Crash Your Car To Save the Planet

Have you been wondering what to do with that old environmentally unfriendly old banger of yours? Feeling guilty because it won’t take unleaded petrol and hasn’t been fitted with a catalytic converter? Then worry no more. Here’s the ultimate solution: CRASH IT!!

Yes, crash it, girls – you know it makes sense. 100% eco-friendly as all scrap metal can be recycled. Being such an earth saving saint you wouldn’t want to fob the ecological time bomb off on to some other poor soul through the small ads in the paper, would you? Of course not!

Anyway, the more outrageous and ridiculous your story sounds, the larger your social circle will grow. I guarantee you will be able to dine out for free on your wild and wacky tales of “the day I did my bit for the environment playing dodgems with a Lada”.

How do I know? Well, I had to test the theory out, didn’t I? And my Mark II mustard yellow Ford Escort 1300 GT (with obligatory “go faster” stripes) was the perfect vehicle to practise on. Of course, it won’t be going faster anymore, not since it hit the back of the milk float. Yes, a stationary milk float! What can I say – the sun was low, the road was icy and white and the back of the milk float appeared to be the same colour as the road? Oh, and the moon was full, my demister wasn’t working and it was that time of the month. Or something like that.

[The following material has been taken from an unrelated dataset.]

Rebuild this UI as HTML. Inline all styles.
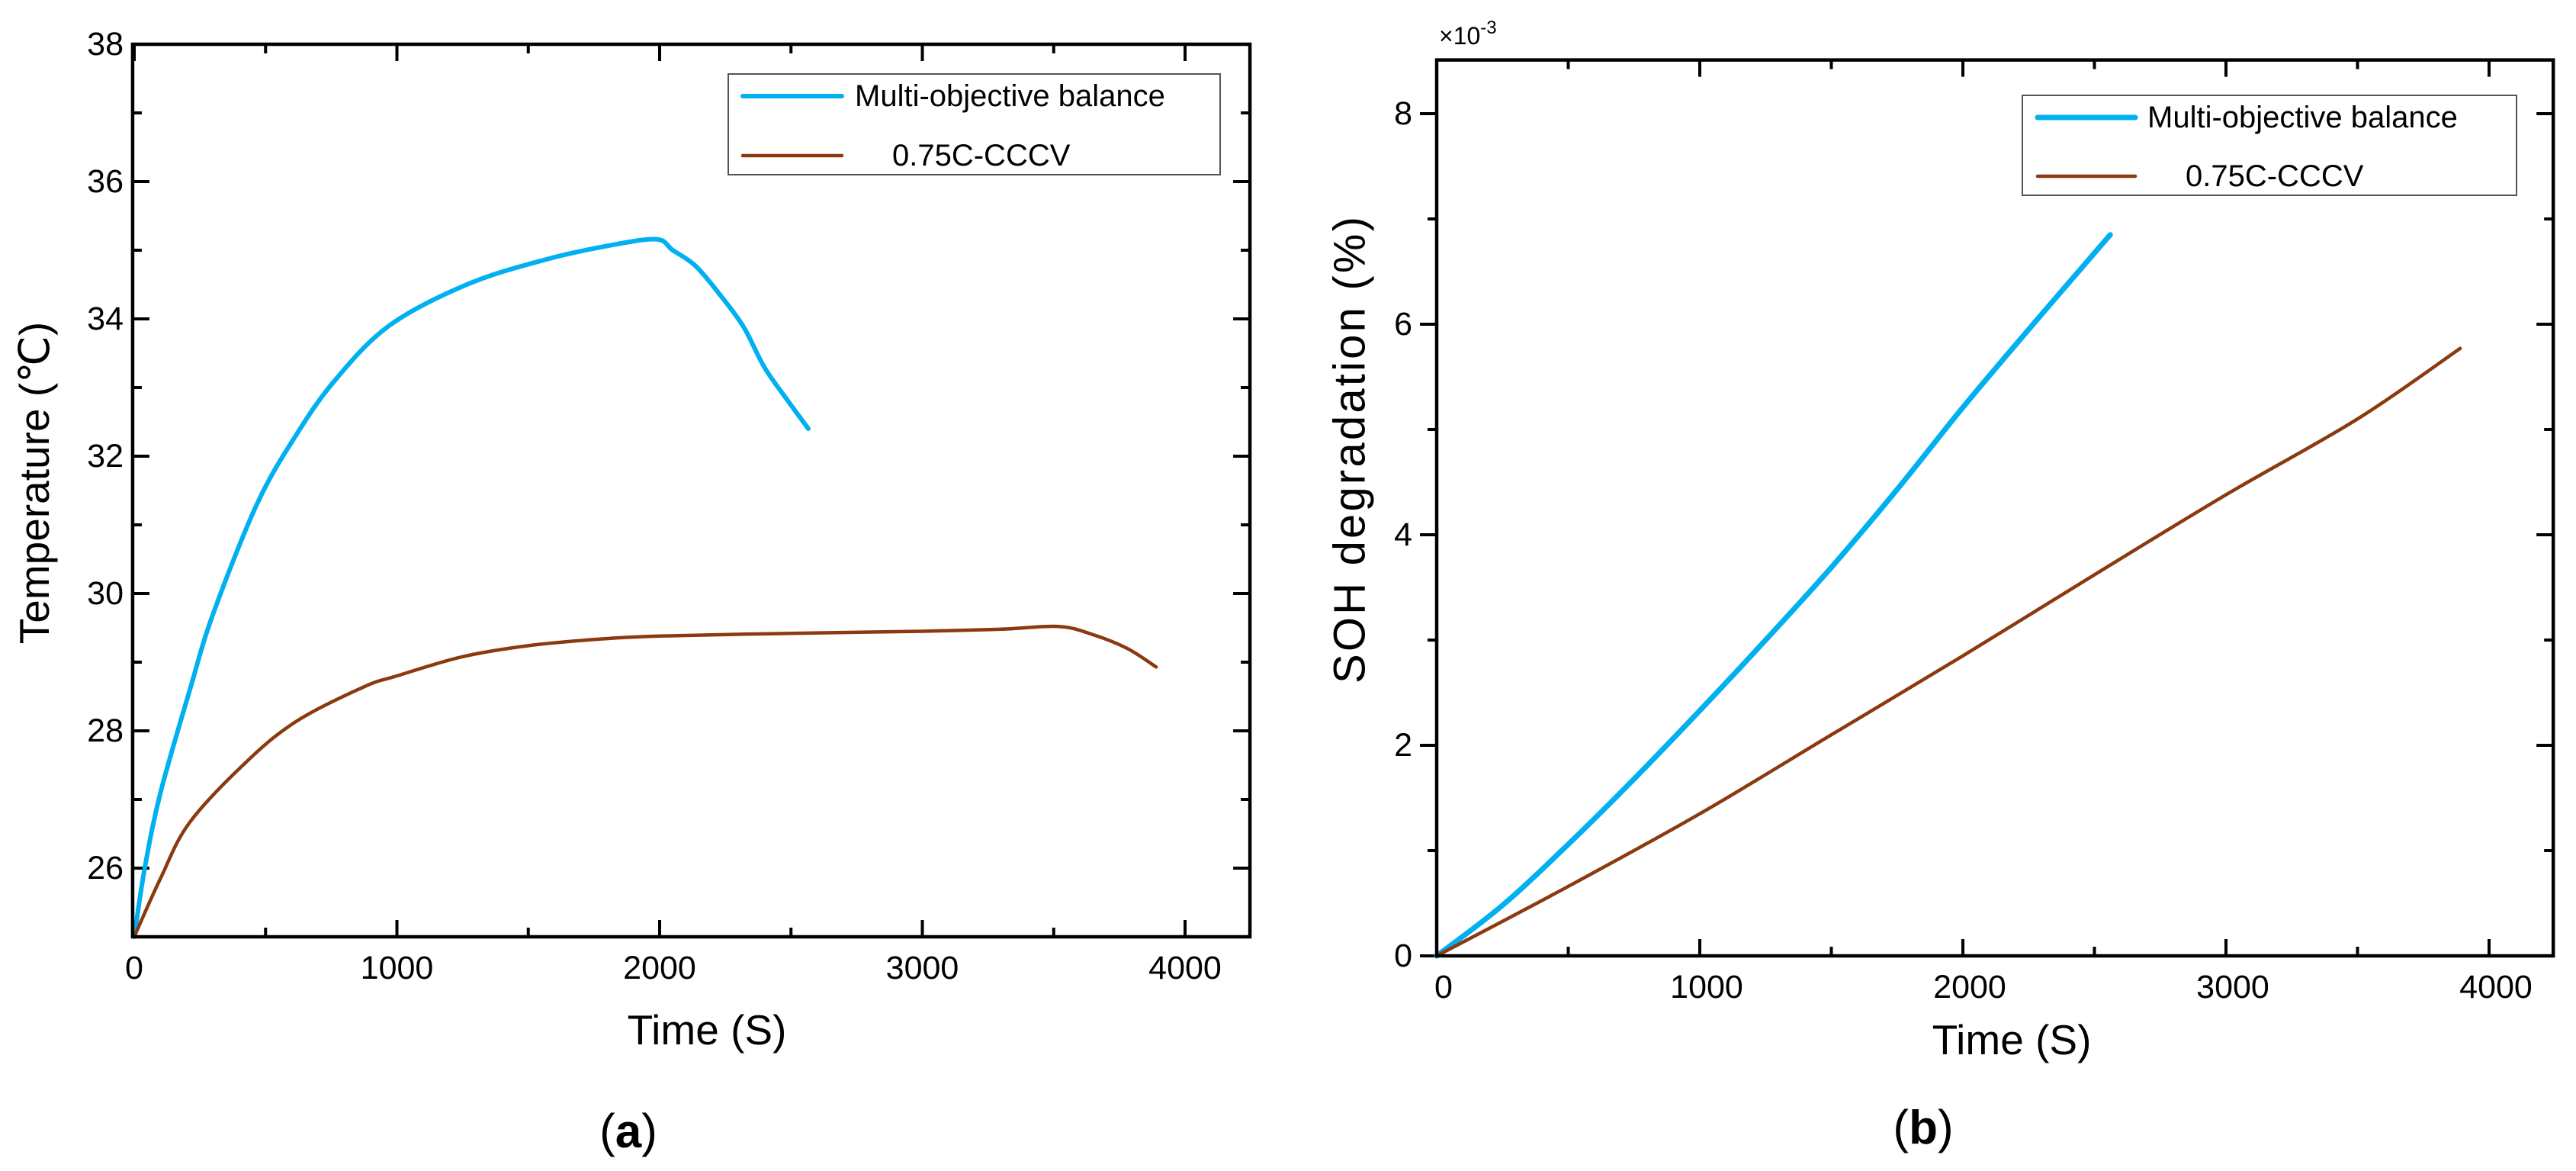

Should you decide to follow my programme to rid this world of useless lumps of metal, there are much better things you could choose to crash into. Tasty geezers in Audi’s and Alfa Romeo’s for a start. They might not be too happy that you’ve crumpled their expensive bodywork initially but a bit of demented eyelash fluttering and a cutie pie voice should smooth over the worst. At which point you can point out that you selflessly let your smaller, weaker mini metro take the brunt of the impact. Indeed, your car will be a write-off and what has he got to worry about? Only a bodywork bill of a few thousand pounds he can claim on his insurance.

However, for those truly selfless dedicated saints who wouldn’t want to harm a fly, let alone anyone else, you will have to arrange to crash into a stationary object such as a wall. Top tip: try to jump out of the car before the impact.

And when you’ve finished with your pile of junk and had it condensed into a cube by the local car crushers, you can send it back to the manufacturers with a note saying: “That’s what I think of your patronising, sexist, repugnant advertising, you male chauvinist creeps.” Under the Women Are Contrary Creatures Rules sub-section 3 on “Making It Up As We Go Along” you are of course allowed to employ this method whilst still dating Mr Tasty Geezer from the Alfa Romeo.